COLLECTED MATERIAL >>
───

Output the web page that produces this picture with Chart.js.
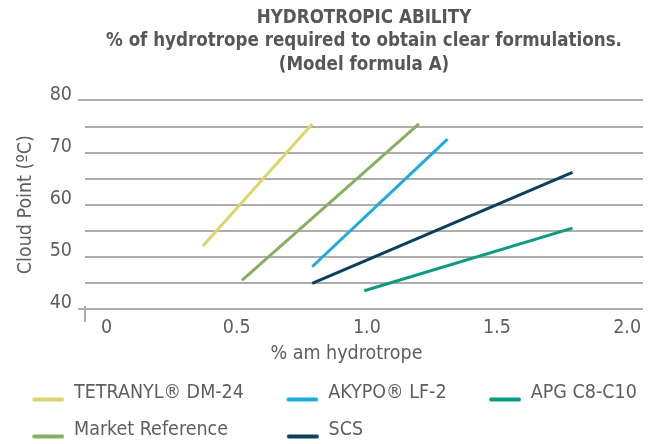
<!DOCTYPE html>
<html>
<head>
<meta charset="utf-8">
<title>Hydrotropic ability</title>
<script src="https://cdn.jsdelivr.net/npm/chart.js@4.4.1/dist/chart.umd.min.js"></script>
<style>
  html, body { margin: 0; padding: 0; background: #fff; }
  #chart { display: block; }
</style>
</head>
<body>
<canvas id="chart" width="654" height="444"></canvas>
<script>
// ---------------- DATA ----------------
const seriesNames = ['TETRANYL® DM-24', 'AKYPO® LF-2', 'APG C8-C10', 'Market Reference', 'SCS'];

const tetranylX = [0.37, 0.79];
const tetranylY = [52.1, 75.5];
const akypoX = [0.79, 1.31];
const akypoY = [48.1, 72.6];
const apgX = [0.99, 1.79];
const apgY = [43.5, 55.5];
const marketX = [0.52, 1.2];
const marketY = [45.5, 75.5];
const scsX = [0.79, 1.79];
const scsY = [44.9, 66.2];

const xTickValues = [0, 0.5, 1, 1.5, 2];
const xTickLabels = ['0', '0.5', '1.0', '1.5', '2.0'];
const yGridValues = [40, 45, 50, 55, 60, 65, 70, 75, 80];
const yTickValues = [40, 50, 60, 70, 80];
const yTickLabels = ['40', '50', '60', '70', '80'];

// ---------------- STYLE ----------------
const seriesColors = ['#dcd46c', '#1eabdc', '#0a9b80', '#86b061', '#0b3f5c'];
const GRID = '#adadad';
const LABEL = '#5e5e5e';
const FONT = "'Liberation Sans Narrow', 'Arial Narrow', 'DejaVu Sans Condensed', sans-serif";
const FS = 19.5;

Chart.defaults.font.family = FONT;
Chart.defaults.color = LABEL;

// legend marker: short thick line sitting near the text baseline
function makeMarker(color) {
  const c = document.createElement('canvas');
  c.width = 57;
  c.height = 22;
  const g = c.getContext('2d');
  g.strokeStyle = color;
  g.lineWidth = 4;
  g.lineCap = 'round';
  g.beginPath();
  g.moveTo(27, 18);
  g.lineTo(55, 18);
  g.stroke();
  return c;
}
const legendPad = ['', '', '', '\u2002\u2004\u200a', ''];

// little vertical stub under the plot, left edge
const axisStub = {
  id: 'axisStub',
  afterDraw(chart) {
    const { ctx, chartArea } = chart;
    ctx.save();
    ctx.strokeStyle = GRID;
    ctx.lineWidth = 2;
    ctx.beginPath();
    ctx.moveTo(chartArea.left, chartArea.bottom - 3);
    ctx.lineTo(chartArea.left, chartArea.bottom + 13);
    ctx.stroke();
    ctx.restore();
  }
};

const toPoints = (xs, ys) => xs.map((x, i) => ({ x: x, y: ys[i] }));
const seriesPoints = [
  toPoints(tetranylX, tetranylY),
  toPoints(akypoX, akypoY),
  toPoints(apgX, apgY),
  toPoints(marketX, marketY),
  toPoints(scsX, scsY)
];

new Chart(document.getElementById('chart'), {
  type: 'line',
  data: {
    datasets: seriesNames.map((name, i) => ({
      label: name,
      data: seriesPoints[i],
      borderColor: seriesColors[i],
      backgroundColor: seriesColors[i],
      borderWidth: 3,
      pointRadius: 0,
      tension: 0,
      fill: false
    }))
  },
  options: {
    responsive: false,
    animation: false,
    layout: { padding: { left: -10.25, right: -10, top: 0, bottom: -5.25 } },
    plugins: {
      tooltip: { enabled: false },
      title: {
        display: true,
        fullSize: false,
        text: [
          'HYDROTROPIC ABILITY',
          '% of hydrotrope required to obtain clear formulations.',
          '(Model formula A)'
        ],
        color: '#575757',
        font: { size: 18.6, weight: 'bold', lineHeight: 1.263 },
        padding: { top: 6, bottom: 24 }
      },
      legend: {
        position: 'bottom',
        align: 'start',
        labels: {
          usePointStyle: true,
          pointStyleWidth: 57,
          padding: 17.5,
          font: { size: FS },
          color: LABEL,
          generateLabels: (chart) => chart.data.datasets.map((ds, i) => ({
            text: ds.label + legendPad[i],
            pointStyle: makeMarker(ds.borderColor),
            fillStyle: ds.borderColor,
            strokeStyle: ds.borderColor,
            lineWidth: 0,
            hidden: false,
            datasetIndex: i,
            fontColor: LABEL
          }))
        }
      }
    },
    scales: {
      x: {
        type: 'linear',
        min: -0.083,
        max: 2.061,
        afterBuildTicks: (s) => { s.ticks = xTickValues.map((v) => ({ value: v })); },
        afterFit: (s) => { s.height = 56.3; },
        grid: { display: false, drawTicks: false, tickLength: 0 },
        border: { display: false },
        ticks: {
          padding: 7.6,
          autoSkip: false,
          maxRotation: 0,
          font: { size: FS },
          color: LABEL,
          callback: (v) => xTickLabels[xTickValues.indexOf(v)]
        },
        title: {
          display: true,
          text: '% am hydrotrope\u2003\u2003',
          font: { size: FS },
          color: LABEL,
          padding: { top: 0, bottom: 0 }
        }
      },
      y: {
        type: 'linear',
        min: 40,
        max: 80,
        afterBuildTicks: (s) => { s.ticks = yGridValues.map((v) => ({ value: v })); },
        afterFit: (s) => { s.width = 95.25; },
        grid: {
          color: GRID,
          lineWidth: 2,
          tickLength: 7,
          tickColor: (c) => (c.tick && (c.tick.value === 40 || c.tick.value === 80)) ? GRID : 'rgba(0,0,0,0)'
        },
        border: { display: false },
        ticks: {
          padding: 6,
          autoSkip: false,
          labelOffset: -6,
          font: { size: FS },
          color: LABEL,
          callback: (v) => {
            const k = yTickValues.indexOf(v);
            return k >= 0 ? yTickLabels[k] : '';
          }
        },
        title: {
          display: true,
          text: 'Cloud Point (ºC)',
          font: { size: FS },
          color: LABEL,
          padding: { top: 24.3, bottom: 0 }
        }
      },
      yRight: {
        type: 'linear',
        position: 'right',
        afterFit: (s) => { s.width = 21; },
        grid: { display: false },
        border: { display: false },
        ticks: { display: false }
      }
    }
  },
  plugins: [axisStub]
});
</script>
</body>
</html>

───

REQUIRED WORK >> Return the material word for word. Pictures are not part of the copy.

OUTPUT BELOW >>
Output the web page that produces this picture with Chart.js.
<!DOCTYPE html>
<html>
<head>
<meta charset="utf-8">
<title>Hydrotropic ability</title>
<script src="https://cdn.jsdelivr.net/npm/chart.js@4.4.1/dist/chart.umd.min.js"></script>
<style>
  html, body { margin: 0; padding: 0; background: #fff; }
  #chart { display: block; }
</style>
</head>
<body>
<canvas id="chart" width="654" height="444"></canvas>
<script>
// ---------------- DATA ----------------
const seriesNames = ['TETRANYL® DM-24', 'AKYPO® LF-2', 'APG C8-C10', 'Market Reference', 'SCS'];

const tetranylX = [0.37, 0.79];
const tetranylY = [52.1, 75.5];
const akypoX = [0.79, 1.31];
const akypoY = [48.1, 72.6];
const apgX = [0.99, 1.79];
const apgY = [43.5, 55.5];
const marketX = [0.52, 1.2];
const marketY = [45.5, 75.5];
const scsX = [0.79, 1.79];
const scsY = [44.9, 66.2];

const xTickValues = [0, 0.5, 1, 1.5, 2];
const xTickLabels = ['0', '0.5', '1.0', '1.5', '2.0'];
const yGridValues = [40, 45, 50, 55, 60, 65, 70, 75, 80];
const yTickValues = [40, 50, 60, 70, 80];
const yTickLabels = ['40', '50', '60', '70', '80'];

// ---------------- STYLE ----------------
const seriesColors = ['#dcd46c', '#1eabdc', '#0a9b80', '#86b061', '#0b3f5c'];
const GRID = '#adadad';
const LABEL = '#5e5e5e';
const FONT = "'Liberation Sans Narrow', 'Arial Narrow', 'DejaVu Sans Condensed', sans-serif";
const FS = 19.5;

Chart.defaults.font.family = FONT;
Chart.defaults.color = LABEL;

// legend marker: short thick line sitting near the text baseline
function makeMarker(color) {
  const c = document.createElement('canvas');
  c.width = 57;
  c.height = 22;
  const g = c.getContext('2d');
  g.strokeStyle = color;
  g.lineWidth = 4;
  g.lineCap = 'round';
  g.beginPath();
  g.moveTo(27, 18);
  g.lineTo(55, 18);
  g.stroke();
  return c;
}
const legendPad = ['', '', '', '\u2002\u2004\u200a', ''];

// little vertical stub under the plot, left edge
const axisStub = {
  id: 'axisStub',
  afterDraw(chart) {
    const { ctx, chartArea } = chart;
    ctx.save();
    ctx.strokeStyle = GRID;
    ctx.lineWidth = 2;
    ctx.beginPath();
    ctx.moveTo(chartArea.left, chartArea.bottom - 3);
    ctx.lineTo(chartArea.left, chartArea.bottom + 13);
    ctx.stroke();
    ctx.restore();
  }
};

const toPoints = (xs, ys) => xs.map((x, i) => ({ x: x, y: ys[i] }));
const seriesPoints = [
  toPoints(tetranylX, tetranylY),
  toPoints(akypoX, akypoY),
  toPoints(apgX, apgY),
  toPoints(marketX, marketY),
  toPoints(scsX, scsY)
];

new Chart(document.getElementById('chart'), {
  type: 'line',
  data: {
    datasets: seriesNames.map((name, i) => ({
      label: name,
      data: seriesPoints[i],
      borderColor: seriesColors[i],
      backgroundColor: seriesColors[i],
      borderWidth: 3,
      pointRadius: 0,
      tension: 0,
      fill: false
    }))
  },
  options: {
    responsive: false,
    animation: false,
    layout: { padding: { left: -10.25, right: -10, top: 0, bottom: -5.25 } },
    plugins: {
      tooltip: { enabled: false },
      title: {
        display: true,
        fullSize: false,
        text: [
          'HYDROTROPIC ABILITY',
          '% of hydrotrope required to obtain clear formulations.',
          '(Model formula A)'
        ],
        color: '#575757',
        font: { size: 18.6, weight: 'bold', lineHeight: 1.263 },
        padding: { top: 6, bottom: 24 }
      },
      legend: {
        position: 'bottom',
        align: 'start',
        labels: {
          usePointStyle: true,
          pointStyleWidth: 57,
          padding: 17.5,
          font: { size: FS },
          color: LABEL,
          generateLabels: (chart) => chart.data.datasets.map((ds, i) => ({
            text: ds.label + legendPad[i],
            pointStyle: makeMarker(ds.borderColor),
            fillStyle: ds.borderColor,
            strokeStyle: ds.borderColor,
            lineWidth: 0,
            hidden: false,
            datasetIndex: i,
            fontColor: LABEL
          }))
        }
      }
    },
    scales: {
      x: {
        type: 'linear',
        min: -0.083,
        max: 2.061,
        afterBuildTicks: (s) => { s.ticks = xTickValues.map((v) => ({ value: v })); },
        afterFit: (s) => { s.height = 56.3; },
        grid: { display: false, drawTicks: false, tickLength: 0 },
        border: { display: false },
        ticks: {
          padding: 7.6,
          autoSkip: false,
          maxRotation: 0,
          font: { size: FS },
          color: LABEL,
          callback: (v) => xTickLabels[xTickValues.indexOf(v)]
        },
        title: {
          display: true,
          text: '% am hydrotrope\u2003\u2003',
          font: { size: FS },
          color: LABEL,
          padding: { top: 0, bottom: 0 }
        }
      },
      y: {
        type: 'linear',
        min: 40,
        max: 80,
        afterBuildTicks: (s) => { s.ticks = yGridValues.map((v) => ({ value: v })); },
        afterFit: (s) => { s.width = 95.25; },
        grid: {
          color: GRID,
          lineWidth: 2,
          tickLength: 7,
          tickColor: (c) => (c.tick && (c.tick.value === 40 || c.tick.value === 80)) ? GRID : 'rgba(0,0,0,0)'
        },
        border: { display: false },
        ticks: {
          padding: 6,
          autoSkip: false,
          labelOffset: -6,
          font: { size: FS },
          color: LABEL,
          callback: (v) => {
            const k = yTickValues.indexOf(v);
            return k >= 0 ? yTickLabels[k] : '';
          }
        },
        title: {
          display: true,
          text: 'Cloud Point (ºC)',
          font: { size: FS },
          color: LABEL,
          padding: { top: 24.3, bottom: 0 }
        }
      },
      yRight: {
        type: 'linear',
        position: 'right',
        afterFit: (s) => { s.width = 21; },
        grid: { display: false },
        border: { display: false },
        ticks: { display: false }
      }
    }
  },
  plugins: [axisStub]
});
</script>
</body>
</html>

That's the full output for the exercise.